As IBAT’s director of government relations, Scurlock has been responsible for staying on top of state and federal legislative and regulatory activities that affect community banking. He previously served at the Texas Bankers Association and before that was deputy banking commissioner of the Texas Department of Banking from 1987 through 1991.
Scurlock started his banking career as a teller while attending college. Following graduation from Texas Tech University with a BBA degree in finance, he served as a state bank examiner and went on to hold executive positions at several Texas banks. Scurlock grew up in Austin and is a graduate of the SW Graduate School of Banking at Southern Methodist University and the Texas Tech School of Banking.
In a feature article in the winter 2023 issue of The Texas Independent Banker magazine—derived from a conversation with IBAT CEO Christopher Williston and a recent interview with Rob Blackwell, chief content officer for the IntraFi Network—Scurlock said, “The opportunity to represent such a wonderful industry filled with great folks who do so much for so many makes it as easy as anyone could have it in this business. There are some basic rules I’ve adopted and attempted to follow over the years. You need to know your subject matter and the process, and my background has proven to be a big advantage. Be nice. Tell the truth. Be responsive. Be respectful even when disagreeing with legislators, staff, regulators or whomever. You can disagree, and that’s part of the deal, but don’t be a butthead about it. Let your own political beliefs remain your own. Allies come in all shapes and sizes.”

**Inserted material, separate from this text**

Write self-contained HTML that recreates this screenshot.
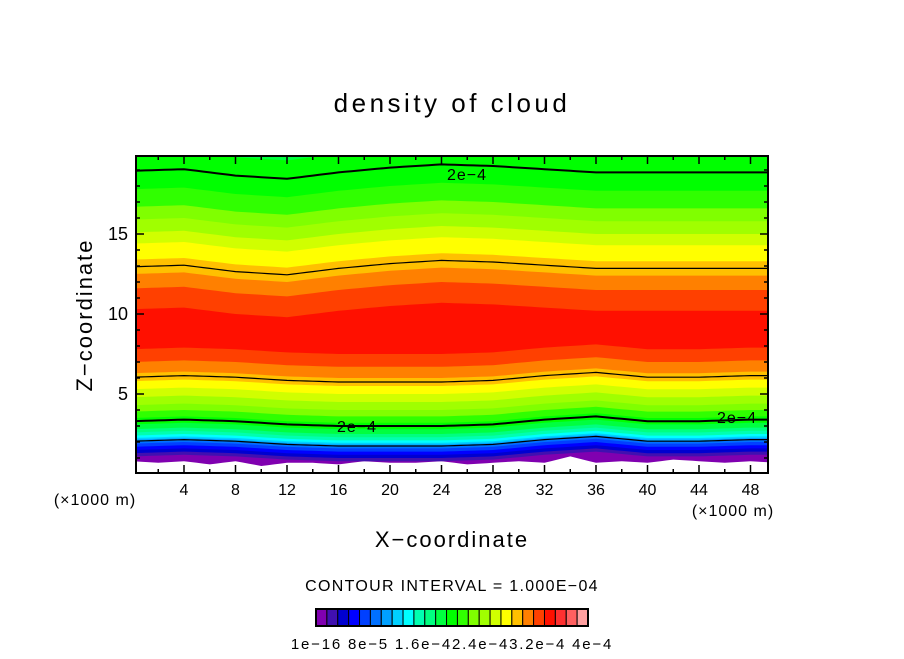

Scurlock noted in the article that the future of community banking will be greatly affected by actions taken on Capitol Hill. “I’m not really sure how many more ‘great ideas’ emanating from D.C. these small banks can stand. ‘Death by a thousand cuts’ comes to mind here. And speaking from experience, it is infinitely easier to tell bankers how to run their business than actually to have to do it…It would be nice to have consistency and reason with a measured and proportionate regulatory approach and stop this unproductive craziness.”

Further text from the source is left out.